Noisy Neighbour

In the previous articles, we have witnessed how Python multithreading and multiprocessing modules can be used to expedite the execution of a particular code, provided that the use case is suitable. As running multiple processes utilizes the available CPU resource, it also creates “noisy neighbour” scenario even on the multi-tenant Kubernetes platform. Let’s find out more in the following experiments.

The following experiments are carried out using Cloudera Machine Learning (CML) on Kubernetes platform powered by Openshift 4.8 with the hardware specification as described below. CML is embedded with workbench and Jupyterlab notebook IDE for data scientist to do coding, EDA, etc. In this experiment, the CML workbench is used as it is lightweight, quicker to spin up and easy to use.

CPU	Intel(R) Xeon(R) Gold 5220R CPU @ 2.20GHz
Memory	DIMM DDR4 Synchronous Registered (Buffered) 2933 MHz (0.3 ns)
Disk	SSD P4610 1.6TB SFF

Multiprocessing with no CPU limit
Multiprocessing with CPU limit

Multiprocessing with no CPU limit

By default, CML enables CPU Bursting feature. As a result, no CPU limit is configured across all CML session pods.
Create a CML workbench session with 2 CPU/8 GiB memory profile.
In the Openshift dashboard, verify that there is no CPU limit configured for the session pod of the user namespace.
Open a Terminal Access box of the CML session and run the top command.

Run the following compute intensive Python code. It uses openCV Canny module that triggers multiple processes automatically to manipulate the image.

 from concurrent.futures import ProcessPoolExecutor, as_completed
 import time
 import cv2
 import numpy as np
 import os
 import sys
    
 height, width = 1024, 1024

 numpyimg = {
     "img1": np.full((height, width, 3), 3, np.uint8),
     "img2": np.full((height, width, 3), 3, np.uint8),
     "img3": np.full((height, width, 3), 3, np.uint8),
     "img4": np.full((height, width, 3), 3, np.uint8),
     "img5": np.full((height, width, 3), 3, np.uint8),
     }

 imglist = list(numpyimg)
 randomimg = np.zeros((height, width, 3), np.uint8)

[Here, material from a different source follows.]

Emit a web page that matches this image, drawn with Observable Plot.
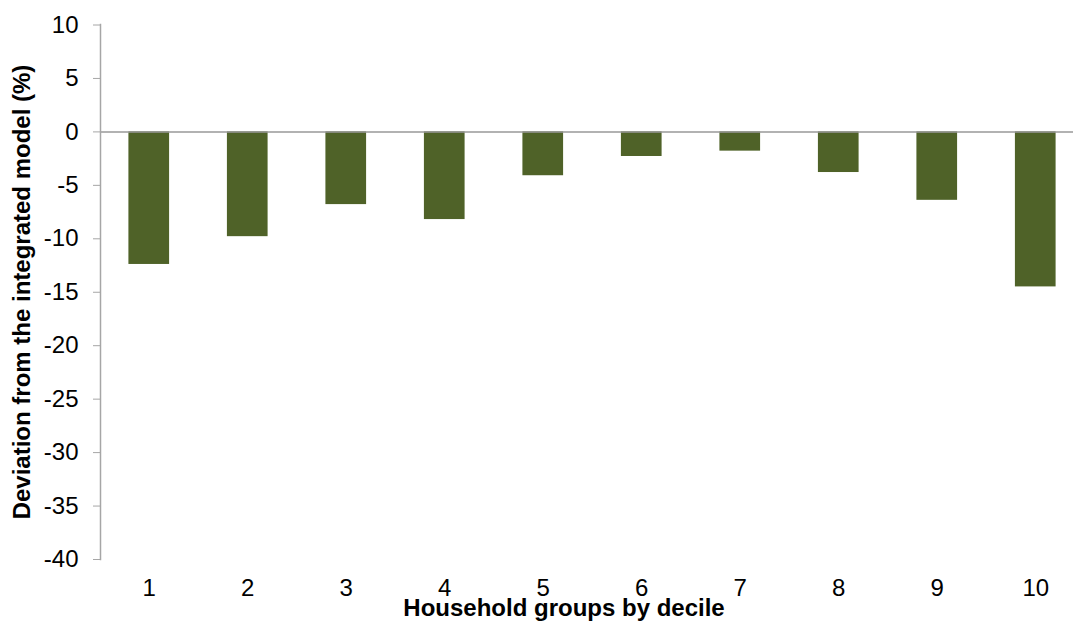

 def cpuintensive(no):    
     randomimg = numpyimg[no]
     edges = cv2.Canny(randomimg, 100, 200)
    
 if __name__ == "__main__":
     start_time = time.perf_counter()
     with ProcessPoolExecutor(max_workers=10) as executor:
       futures = executor.map(
         cpuintensive,
         imglist * 10000,         
     )
     end_time = time.perf_counter() 
     execution_time = end_time - start_time  
     print(f"\nJob Starts: {start_time}\nJob Ends: {end_time}\nTotals Execution Time:{execution_time:0.2f} seconds.")

Take note of the total execution time.
Note that the above CPU intensive code spawns 10 child processes and utilizing all CPU cores available on the Kubernetes node/host which is housing the CML session pod.
You may also install bpytop Python module to monitor the CPU utilization dashboard.

Multiprocessing with CPU limit

Now let’s apply the CPU limit in the CML global configuration and observe the outcome. Untick CPU Bursting feature.
Create a CML workbench session with 2 CPU/8 GiB memory profile.
In the Openshift dashboard, verify that CPU limit is now configured for the session pod of the user namespace.
Open a Terminal Access box of the CML session and run the top command.
Run the above compute intensive Python code. Observe CPU utilization as well as the total execution time.
The CPU utilization is now limited to the set limit of 1960 milicore and it takes longer to execute the same code.

Conclusion: Kubernetes is a multi-tenant platform with the capability of hosting many namespaces without conflict of resources. However, the running pod could make use of all CPU cores in the hosting node if CPU limit is not in place. This effectively creates “noisy neighbour” scenario and impacts the performance of other running pods in the same node/host of different namespace.